2008年7月上旬、会議の再編が行われた。Firefox 3.1/Gecko 1.9.1 Meetingのうち、Gecko 1.9.1のトピックに関する部分を切り離して、"Firefox 3.1 Meeting"という形に純化させた。また、Gecko 1.9.1のトピックはMozilla 2 Status Meetingで扱うことにし、"Platform Meeting"という名前に改称した。基盤技術を扱うPlatform Meeting、アプリケーションとしてのFirefox 3.1を扱うFirefox 3.1 Meetingという仕切りである。このときから、"Weekly Status Meeting"は後者を指すようになった。

しかし、この新たな仕切りに対する不満も出た。実際の開発の場で基盤技術とアプリケーションをきれいに切り分けられるものでもないため、どちらの会議で話をすればよいのか決めかねた開発者が、結局両方に出席するといった無駄が生じたからだ。

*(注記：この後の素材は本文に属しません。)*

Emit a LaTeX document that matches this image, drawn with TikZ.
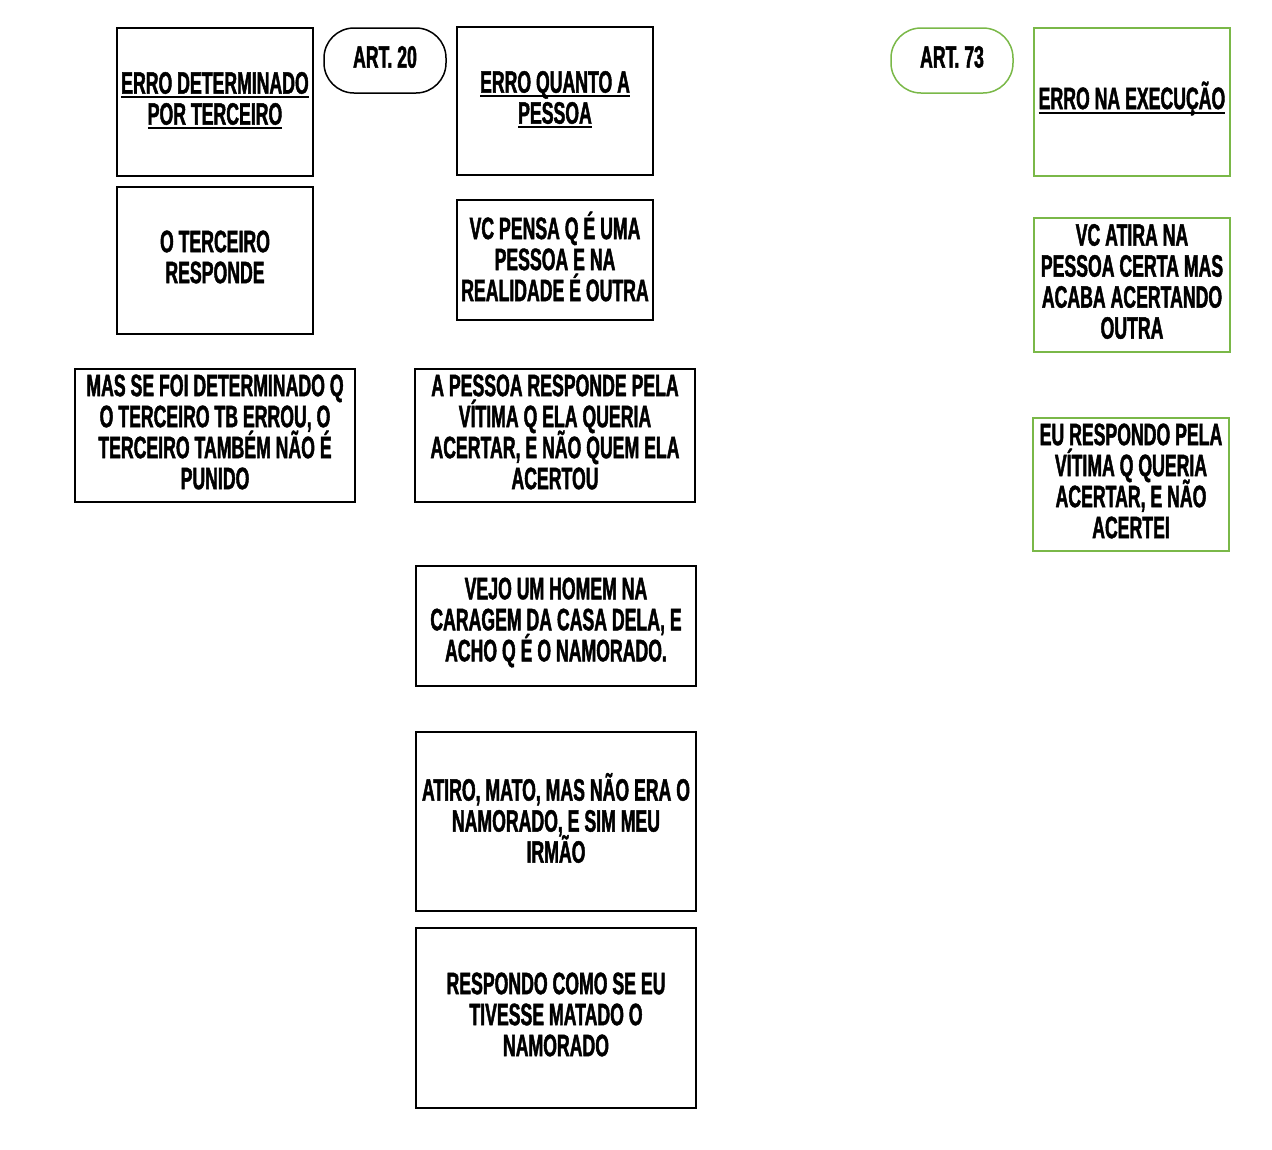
\documentclass[tikz,border=0pt]{standalone}
\usepackage{fontspec}
\newfontfamily\bebas{Liberation Sans Bold}[FakeStretch=0.57,FakeBold=1.4]
\definecolor{boxgreen}{RGB}{122,184,72}
\newsavebox{\ulbox}
\newcommand{\ulline}[1]{\sbox{\ulbox}{#1}\smash{\rlap{\vrule width\wd\ulbox height -2.5pt depth 4.5pt}}\usebox{\ulbox}}
\newcommand{\txtfont}{\bebas\fontsize{31}{31}\selectfont\lineskiplimit=-60pt\relax\lineskip=0pt\relax}
\tikzset{
  box/.style={draw=black, line width=1.5pt, rectangle, inner sep=0pt},
  gbox/.style={box, draw=boxgreen},
  pill/.style={box, rounded corners=30pt, minimum width=122pt, minimum height=65pt},
  gpill/.style={pill, draw=boxgreen},
  txt/.style={inner sep=0pt, align=center, font=\txtfont}
}
\begin{document}
\begin{tikzpicture}[x=1pt,y=-1pt]
\useasboundingbox (0,0) rectangle (1272,1149);
% left column
\node[box, minimum width=196pt, minimum height=148pt] (a1) at (215,102) {};
\node[txt] (a1t) at ([yshift=3.5pt]a1.center) {\ulline{ERRO DETERMINADO}\\\ulline{POR TERCEIRO}};
\node[box, minimum width=196pt, minimum height=147pt] (a2) at (215,260.5) {};
\node[txt] (a2t) at ([yshift=3.5pt]a2.center) {O TERCEIRO\\RESPONDE};
\node[box, minimum width=280pt, minimum height=133pt] (a3) at (215,435.5) {};
\node[txt] (a3t) at ([yshift=3.5pt]a3.center) {MAS SE FOI DETERMINADO Q\\O TERCEIRO TB ERROU, O\\TERCEIRO TAMBÉM NÃO É\\PUNIDO};
\node[pill] (art20) at (385,60.5) {};
\node[txt] (art20t) at ([yshift=3.5pt]art20.center) {ART. 20};
% middle column
\node[box, minimum width=196pt, minimum height=148pt] (b1) at (555,101) {};
\node[txt] (b1t) at ([yshift=3.5pt]b1.center) {\ulline{ERRO QUANTO A}\\\ulline{PESSOA}};
\node[box, minimum width=196pt, minimum height=120pt] (b2) at (555,260) {};
\node[txt] (b2t) at ([yshift=3.5pt]b2.center) {VC PENSA Q É UMA\\PESSOA E NA\\REALIDADE É OUTRA};
\node[box, minimum width=280pt, minimum height=133pt] (b3) at (555,435.5) {};
\node[txt] (b3t) at ([yshift=3.5pt]b3.center) {A PESSOA RESPONDE PELA\\VÍTIMA Q ELA QUERIA\\ACERTAR, E NÃO QUEM ELA\\ACERTOU};
\node[box, minimum width=280pt, minimum height=120pt] (b4) at (556,626) {};
\node[txt] (b4t) at ([yshift=3.5pt]b4.center) {VEJO UM HOMEM NA\\CARAGEM DA CASA DELA, E\\ACHO Q É O NAMORADO.};
\node[box, minimum width=280pt, minimum height=179pt] (b5) at (556,821.5) {};
\node[txt] (b5t) at ([yshift=3.5pt]b5.center) {ATIRO, MATO, MAS NÃO ERA O\\NAMORADO, E SIM MEU\\IRMÃO};
\node[box, minimum width=280pt, minimum height=180pt] (b6) at (556,1018) {};
\node[txt] (b6t) at ([yshift=3.5pt]b6.center) {RESPONDO COMO SE EU\\TIVESSE MATADO O\\NAMORADO};
% right column
\node[gpill] (art73) at (952,60.5) {};
\node[txt] (art73t) at ([yshift=3.5pt]art73.center) {ART. 73};
\node[gbox, minimum width=196pt, minimum height=148pt] (c1) at (1132,102) {};
\node[txt] (c1t) at ([yshift=3.5pt]c1.center) {\ulline{ERRO NA EXECUÇÃO}};
\node[gbox, minimum width=196pt, minimum height=134pt] (c2) at (1132,285) {};
\node[txt] (c2t) at ([yshift=3.5pt]c2.center) {VC ATIRA NA\\PESSOA CERTA MAS\\ACABA ACERTANDO\\OUTRA};
\node[gbox, minimum width=196pt, minimum height=133pt] (c3) at (1131,484.5) {};
\node[txt] (c3t) at ([yshift=3.5pt]c3.center) {EU RESPONDO PELA\\VÍTIMA Q QUERIA\\ACERTAR, E NÃO\\ACERTEI};
\end{tikzpicture}
\end{document}
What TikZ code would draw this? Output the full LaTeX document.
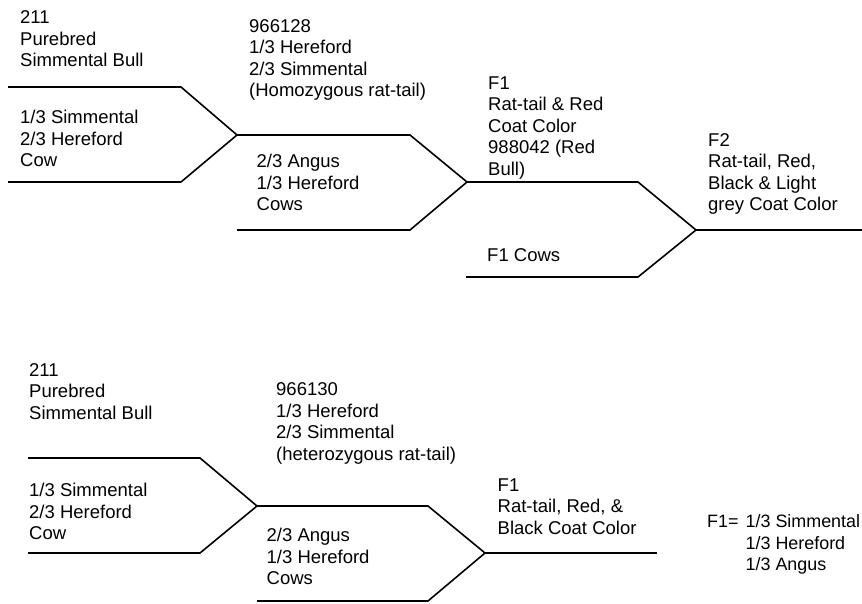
\documentclass[tikz,border=0pt]{standalone}
\usepackage{fontspec}
\setmainfont{Liberation Sans}
\begin{document}
\begin{tikzpicture}[x=1pt,y=-1pt,
  lbl/.style={anchor=base west,inner sep=0pt,align=left,font=\fontsize{18.5}{21.5}\selectfont},
  lbls/.style={lbl,font=\fontsize{17.9}{21.5}\selectfont},
  ln/.style={line width=1.6pt,line join=miter}]
\useasboundingbox (0,0) rectangle (862,604);
% top diagram coordinates
\coordinate (a1) at (8,87);   \coordinate (a2) at (181,87);
\coordinate (a3) at (8,182);  \coordinate (a4) at (181,182);
\coordinate (j1) at (237,135);
\coordinate (b1) at (410,135); \coordinate (b2) at (237,230); \coordinate (b3) at (410,230);
\coordinate (j2) at (467,182);
\coordinate (c1) at (638,182); \coordinate (c2) at (466,277); \coordinate (c3) at (638,277);
\coordinate (j3) at (696,230); \coordinate (c4) at (862,230);
\draw[ln] (a1) -- (a2) -- (j1) -- (a4) -- (a3);
\draw[ln] (j1) -- (b1) -- (j2) -- (b3) -- (b2);
\draw[ln] (j2) -- (c1) -- (j3) -- (c3) -- (c2);
\draw[ln] (j3) -- (c4);
% bottom diagram coordinates
\coordinate (d1) at (28,458);  \coordinate (d2) at (200,458);
\coordinate (d3) at (28,553);  \coordinate (d4) at (200,553);
\coordinate (k1) at (257,506);
\coordinate (e1) at (428,506); \coordinate (e2) at (257,601); \coordinate (e3) at (428,601);
\coordinate (k2) at (485,553); \coordinate (f1) at (657,553);
\draw[ln] (d1) -- (d2) -- (k1) -- (d4) -- (d3);
\draw[ln] (k1) -- (e1) -- (k2) -- (e3) -- (e2);
\draw[ln] (k2) -- (f1);
% top labels (positions are the baseline of the last line)
\node[lbl] (t1) at (20,67) {211\\Purebred\\Simmental Bull};
\node[lbl] (t2) at (20,167) {1/3 Simmental\\2/3 Hereford\\Cow};
\node[lbl] (t3) at (249,97) {966128\\1/3 Hereford\\2/3 Simmental\\(Homozygous rat-tail)};
\node[lbl] (t4) at (256.5,211) {2/3 Angus\\1/3 Hereford\\Cows};
\node[lbl] (t5) at (488,175.3) {F1\\Rat-tail \& Red\\Coat Color\\988042 (Red\\Bull)};
\node[lbl] (t6) at (708,211) {F2\\Rat-tail, Red,\\Black \& Light\\grey Coat Color};
\node[lbl] (t7) at (487,261.7) {F1 Cows};
% bottom labels
\node[lbl] (u1) at (29,419) {211\\Purebred\\Simmental Bull};
\node[lbl] (u2) at (29,539.5) {1/3 Simmental\\2/3 Hereford\\Cow};
\node[lbl] (u3) at (276,460) {966130\\1/3 Hereford\\2/3 Simmental\\(heterozygous rat-tail)};
\node[lbl] (u4) at (266.5,584.5) {2/3 Angus\\1/3 Hereford\\Cows};
\node[lbl] (u5) at (497.5,534) {F1\\Rat-tail, Red, \&\\Black Coat Color};
\node[lbls] (u6) at (707,527.7) {F1=};
\node[lbls] (u7) at (745.5,570.8) {1/3 Simmental\\1/3 Hereford\\1/3 Angus};
\end{tikzpicture}
\end{document}
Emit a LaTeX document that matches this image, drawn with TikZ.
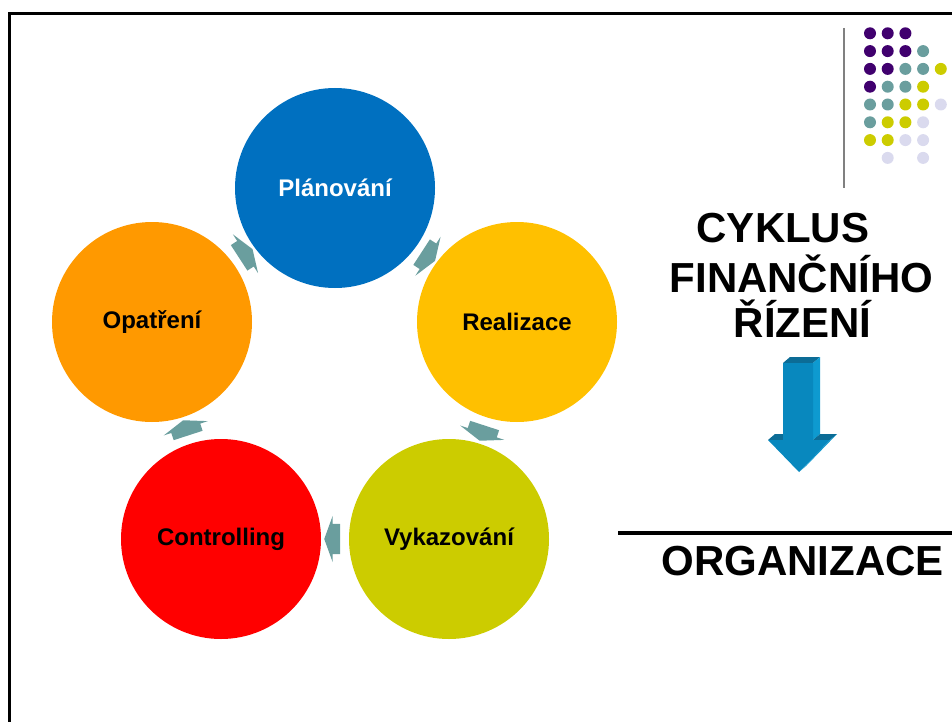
\documentclass[tikz,border=0pt]{standalone}
\usepackage{fontspec}
\setmainfont{Liberation Sans}
\usetikzlibrary{shapes.arrows,calc}

\definecolor{planblue}{RGB}{0,112,192}
\definecolor{realgold}{RGB}{255,192,0}
\definecolor{vykolive}{RGB}{204,204,0}
\definecolor{ctrlred}{RGB}{255,0,0}
\definecolor{opatorange}{RGB}{255,153,0}
\definecolor{flowteal}{RGB}{106,158,158}
\definecolor{dotpurple}{RGB}{64,0,110}
\definecolor{dotlav}{RGB}{218,218,238}
\definecolor{bigfront}{RGB}{8,136,190}
\definecolor{bigtop}{RGB}{12,108,150}
\definecolor{bigside}{RGB}{14,154,208}

\begin{document}
\begin{tikzpicture}[x=1pt, y=-1pt,
    main/.style = {circle, minimum size=200pt, inner sep=0pt, font=\fontsize{24}{28}\selectfont\bfseries},
    flow/.style = {single arrow, fill=flowteal, inner xsep=0pt, inner ysep=15pt, minimum height=16pt,
                   single arrow head extend=8pt, single arrow tip angle=140},
    dot/.style = {circle, inner sep=0pt, minimum size=12pt},
    title/.style = {anchor=base, font=\fontsize{42}{48}\selectfont\bfseries}]
            \useasboundingbox (0,0) rectangle (952,722);

            % Frame
            \draw[line width=3pt] (9,722) -- (9,13.5) -- (952,13.5);

            % Nodes
            \node[main, fill=planblue, text=white] (1) at (335,188) {Plánování};
            \node[main, fill=realgold] (2) at (517,322) {Realizace};
            \node[main, fill=vykolive] (3) at (449,539) {Vykazování};
            \node[main, fill=ctrlred] (4) at (221,539) {Controlling};
            \node[main, fill=opatorange] (5) at (152,322) {Opatření};

            % Arrows
            \node[flow, rotate=-33] (a12) at ($(1)!0.5!(2)$) {};
            \node[flow, rotate=-108] (a23) at ($(2)!0.5!(3)$) {};
            \node[flow, rotate=180] (a34) at ($(3)!0.5!(4)$) {};
            \node[flow, rotate=108] (a45) at ($(4)!0.5!(5)$) {};
            \node[flow, rotate=33] (a51) at ($(5)!0.5!(1)$) {};

            % Dots
            \foreach \c/\r in {0/0,1/0,2/0,0/1,1/1,2/1,0/2,1/2,0/3}
                \node[dot, fill=dotpurple] (p\c\r) at (870+17.7*\c,33.3+17.8*\r) {};
            \foreach \c/\r in {3/1,2/2,3/2,1/3,2/3,0/4,1/4,0/5}
                \node[dot, fill=flowteal] (t\c\r) at (870+17.7*\c,33.3+17.8*\r) {};
            \foreach \c/\r in {4/2,3/3,2/4,3/4,1/5,2/5,0/6,1/6}
                \node[dot, fill=vykolive] (y\c\r) at (870+17.7*\c,33.3+17.8*\r) {};
            \foreach \c/\r in {4/4,3/5,2/6,3/6,1/7,3/7}
                \node[dot, fill=dotlav] (l\c\r) at (870+17.7*\c,33.3+17.8*\r) {};
            \draw[gray, line width=1.5pt] (844,28) -- (844,188);

            % Title
            \node[title] (t1) at (783,242) {CYKLUS};
            \node[title] (t2) at (801.5,292) {FINANČNÍHO};
            \node[title] (t3) at (802.5,337) {ŘÍZENÍ};

            % Big arrow
            \fill[bigtop] (783,363) -- (790,357) -- (820,357) -- (813,363) -- cycle;
            \fill[bigside] (813,363) -- (820,357) -- (820,434) -- (813,440) -- cycle;
            \fill[bigtop] (768,440) -- (775,434) -- (790,434) -- (783,440) -- cycle;
            \fill[bigtop] (813,440) -- (820,434) -- (837,434) -- (830,440) -- cycle;
            \fill[bigside] (830,440) -- (837,434) -- (806,466) -- (799,472) -- cycle;
            \fill[bigfront] (783,363) -- (813,363) -- (813,440) -- (830,440) -- (799,472)
                -- (768,440) -- (783,440) -- cycle;

            % Organizace
            \draw[line width=3.5pt] (618,533) -- (952,533);
            \node[title] (org) at (802.5,575) {ORGANIZACE};
        \end{tikzpicture}
\end{document}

そこで、9月初めに会議をもう一度再編し、現在の形に落ち着いた。Firefox 3.1 Meeting改め"Firefox Product Delivery Meeting"は、次にリリースする製品を扱う会議と位置づけられた。他方、Platform Meeting改め"Development Meeting"は、その先にリリースする製品を扱う会議となった。また、リリースのスケジュールはその週の開発状況を踏まえたほうが決めやすいということで、開催する曜日を入れ替えてFirefox Product Delivery Meetingを水曜日にもってくるといった措置がとられた。

要するに、「Product Delivery Meeting -> 次のリリース」と「Development Meeting -> 将来のリリース」というコンセプトだ。ただ、厳密にこのコンセプトに従って会議が進められているわけではない。Development MeetingでFirefox 3.1のβ版に関するスケジュールが話し合われることもある。最新情報を得ようとすれば、両方の会議要旨のチェックが欠かせない。